Alejandra Burchard (esquerda) e suas amigas foram de Submarino Amarelo. FOTO TIAGO QUEIROZ/ESTADÃO

O mosquito Aedes aegypti também foi lembrado. FOTO TIAGO QUEIROZ/ESTADÃO
A concentração do grupo foi na Praça Rio dos Campos, sugestivo nome que remete a uma cidade que tem muita água, apesar de boa parte de seus rios e córregos estarem poluídos e canalizados. Longe da vista da população. Antes do grupo sair pelas ruas do bairro, caminhei até a travessa Roque Adóglio, um beco cheio de grafites e, infelizmente,em alguns pontos, com lixo como restos de aparelhos domésticos; televisões, geladeiras, madeira queimada e entulho. No início do caminho um bueiro com as inscrições “Aqui passa o Água Preta”. O Bloco grafita a cada apresentação essa frase como forma de lembrar os moradores a presença do rio. Esqueci um pouco o carnaval. Apurei mais minha audição, me detive naquele bueiro. Pude escutar um outro som. O belo ruído das águas do Água Preta que correm aprisionadas por uma cidade que por muitos anos esqueceu-se de sua natureza. Minutos depois uma enxurrada de gente ia passar pela viela e “atravessar” suas águas.

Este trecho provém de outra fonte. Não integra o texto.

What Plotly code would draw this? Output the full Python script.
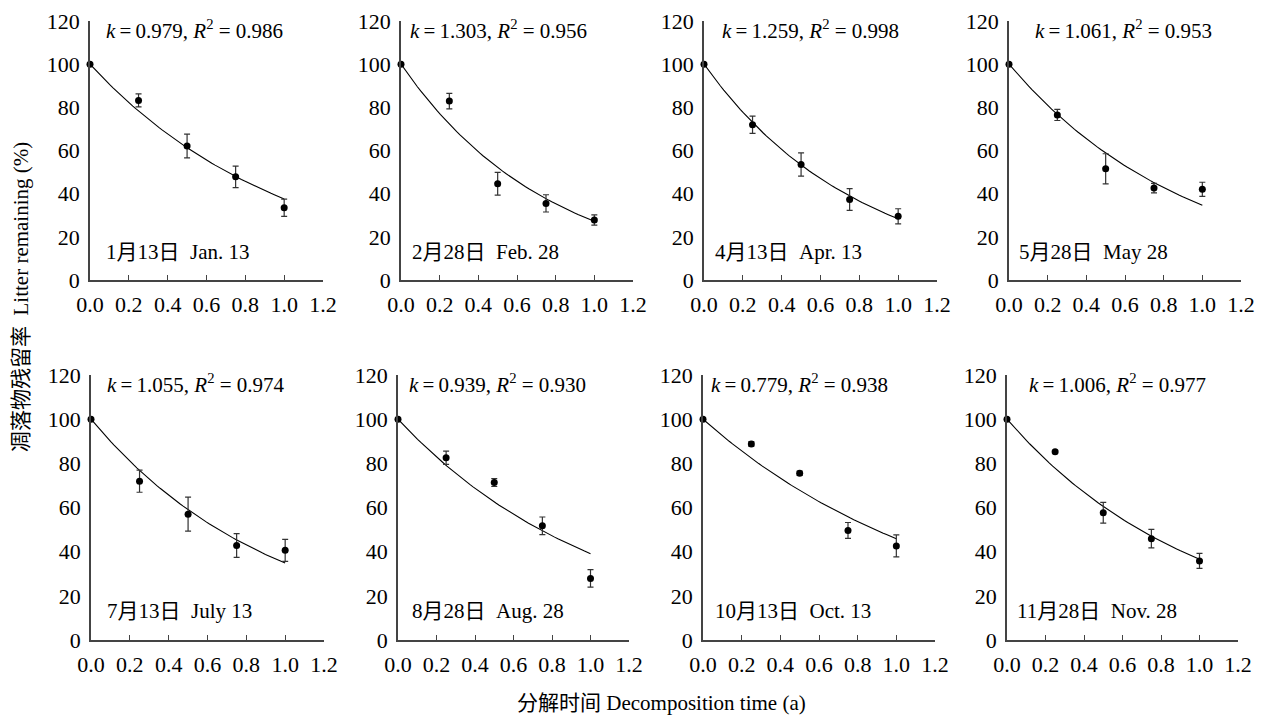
import plotly.graph_objects as go
import numpy as np

# ---- data ----
t_years = [0, 0.25, 0.5, 0.75, 1.0]
panel_cn = ["1月13日", "2月28日", "4月13日", "5月28日", "7月13日", "8月28日", "10月13日", "11月28日"]
panel_en = ["Jan. 13", "Feb. 28", "Apr. 13", "May 28", "July 13", "Aug. 28", "Oct. 13", "Nov. 28"]
k_vals = [0.979, 1.303, 1.259, 1.061, 1.055, 0.939, 0.779, 1.006]
r2_vals = [0.986, 0.956, 0.998, 0.953, 0.974, 0.930, 0.938, 0.977]

jan13 = [100, 83.2, 62.1, 47.8, 33.5]
jan13_err = [0, 3.0, 5.5, 5.0, 4.0]
feb28 = [100, 82.9, 44.6, 35.5, 27.8]
feb28_err = [0, 3.6, 5.3, 4.0, 2.4]
apr13 = [100, 71.9, 53.5, 37.3, 29.5]
apr13_err = [0, 4.0, 5.4, 5.0, 3.5]
may28 = [100, 76.5, 51.5, 42.6, 42.0]
may28_err = [0, 2.6, 7.0, 2.2, 3.3]
jul13 = [100, 71.9, 57.0, 42.8, 40.6]
jul13_err = [0, 5.0, 7.7, 5.4, 5.0]
aug28 = [100, 82.5, 71.3, 51.7, 27.9]
aug28_err = [0, 3.0, 1.8, 4.0, 4.0]
oct13 = [100, 88.8, 75.5, 49.6, 42.6]
oct13_err = [0, 1.0, 1.0, 3.6, 5.0]
nov28 = [100, 85.3, 57.6, 45.9, 35.8]
nov28_err = [0, 0.6, 4.7, 4.2, 3.4]

series = [jan13, feb28, apr13, may28, jul13, aug28, oct13, nov28]
errors = [jan13_err, feb28_err, apr13_err, may28_err, jul13_err, aug28_err, oct13_err, nov28_err]

x_ticks = [0, 0.2, 0.4, 0.6, 0.8, 1.0, 1.2]
y_ticks = [0, 20, 40, 60, 80, 100, 120]

# ---- layout geometry (screen pixels; page body adds an 8px offset) ----
OFF = 8
W, H = 1264 - OFF, 719 - OFF
x_px = [(90, 323), (401, 633), (704, 937), (1009, 1241),
        (91, 324), (398, 629), (703, 935), (1007, 1238)]
y_px = [(21, 280)] * 4 + [(375, 640)] * 4
k_left = [0.072, 0.036, 0.082, 0.124, 0.072, 0.047, 0.031, 0.104]
lab_left = [0.072, 0.047, 0.046, 0.040, 0.072, 0.062, 0.052, 0.040]


def px_x(v):
    return (v - OFF) / W


def px_y(v):
    return 1 - (v - OFF) / H


FONT = '"Liberation Serif", "Noto Sans CJK SC", serif'
fig = go.Figure()
t_fit = np.linspace(0, 1, 60)

for i in range(8):
    idx = "" if i == 0 else str(i + 1)
    xa, ya = "x" + idx, "y" + idx
    # fitted Olson model curve: 100*exp(-k t)
    fig.add_trace(go.Scatter(x=t_fit, y=100 * np.exp(-k_vals[i] * t_fit), mode="lines",
                             line=dict(color="black", width=1.1), xaxis=xa, yaxis=ya,
                             showlegend=False, hoverinfo="skip"))
    fig.add_trace(go.Scatter(x=t_years, y=series[i], mode="markers",
                             marker=dict(color="black", size=7),
                             error_y=dict(type="data", array=errors[i], visible=True,
                                          color="#333", thickness=1.2, width=3),
                             xaxis=xa, yaxis=ya, showlegend=False, cliponaxis=False))
    x0, x1 = x_px[i]
    yt, yb = y_px[i]
    fig.layout["xaxis" + idx] = dict(
        domain=[px_x(x0), px_x(x1)], anchor=ya, range=[0, 1.2], tickvals=x_ticks,
        tickformat=".1f", ticks="inside", ticklen=5, tickcolor="#444", automargin=False,
        showline=True, linecolor="#444", linewidth=1.5, showgrid=False, zeroline=False,
        tickfont=dict(family=FONT, size=22, color="black"), ticklabelstandoff=4,
        ticklabeloverflow="allow")
    fig.layout["yaxis" + idx] = dict(
        domain=[px_y(yb), px_y(yt)], anchor=xa, range=[0, 120], tickvals=y_ticks,
        ticks="", showline=True, linecolor="#444", linewidth=1.5, showgrid=False,
        zeroline=False, tickfont=dict(family=FONT, size=22, color="black"),
        ticklabelstandoff=4, automargin=False, ticklabeloverflow="allow")
    fig.add_annotation(x=k_left[i], y=116, xref=xa, yref=ya, xanchor="left", yanchor="middle",
                       text=f"<i>k</i>\u2009=\u2009{k_vals[i]:.3f}, <i>R</i><sup>2</sup> = {r2_vals[i]:.3f}",
                       showarrow=False, font=dict(family=FONT, size=21, color="black"))
    fig.add_annotation(x=lab_left[i], y=13, xref=xa, yref=ya, xanchor="left", yanchor="middle",
                       text=f"{panel_cn[i]}\u00a0\u00a0{panel_en[i]}",
                       showarrow=False, font=dict(family=FONT, size=21, color="black"))

fig.add_annotation(x=px_x(21), y=px_y(297), xref="paper", yref="paper", textangle=-90,
                   xanchor="center", yanchor="middle",
                   text="凋落物残留率\u00a0\u00a0Litter remaining (%)", showarrow=False,
                   font=dict(family=FONT, size=21, color="black"))
fig.add_annotation(x=px_x(661), y=px_y(703), xref="paper", yref="paper",
                   xanchor="center", yanchor="middle",
                   text="分解时间 Decomposition time (a)", showarrow=False,
                   font=dict(family=FONT, size=21, color="black"))

fig.update_layout(width=W, height=H, margin=dict(l=0, r=0, t=0, b=0),
                  plot_bgcolor="white", paper_bgcolor="white")
fig.write_html("out.html")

Local onde é possível ouvir o rio, na travessa Roque Adóglio. FOTO TIAGO QUEIROZ/ESTADÃO

Banhista prepara-se para “entrar” nas águas do rio. FOTO TIAGO QUEIROZ/ESTADÃO

Sábado de muito calor e agitação na “beira” do rio. FOTO TIAGO QUEIROZ/ESTADÃO

Uma enxurrada de gente pelas ruas da Vila Anglo. FOTO TIAGO QUEIROZ/ESTADÃO

Travessia das águas no Bloco Água Preta. FOTO TIAGO QUEIROZ/ESTADÃO

Muitas fantasias com trajes de banho pelo Bloco. FOTO TIAGO QUEIROZ/ESTADÃO

E quem disse que não tinha água? FOTO TIAGO QUEIROZ/ESTADÃO
Bloco Fluvial do Peixe Seco
Além do Bloco do Água Preta, outro Bloco discute o papel das águas na cidade e a importância de se resgatar os rios da cidade, o Bloco Fluvial do Peixe Seco.
Criado a partir de discussões e vivências do coletivo Mapa Xilográfico que realiza outras atividades fora do período do carnaval, o Bloco desfila desde 2014, sempre falando sobre os rios de São Paulo. Esse ano o tema do desfile – sim o bloco promove um pós-carnaval no próximo domingo, dia 21, às 14 horas – será sobre o Rio Tamanduateí. A saída será no Largo do Pari, próximo ao Mercado Municipal.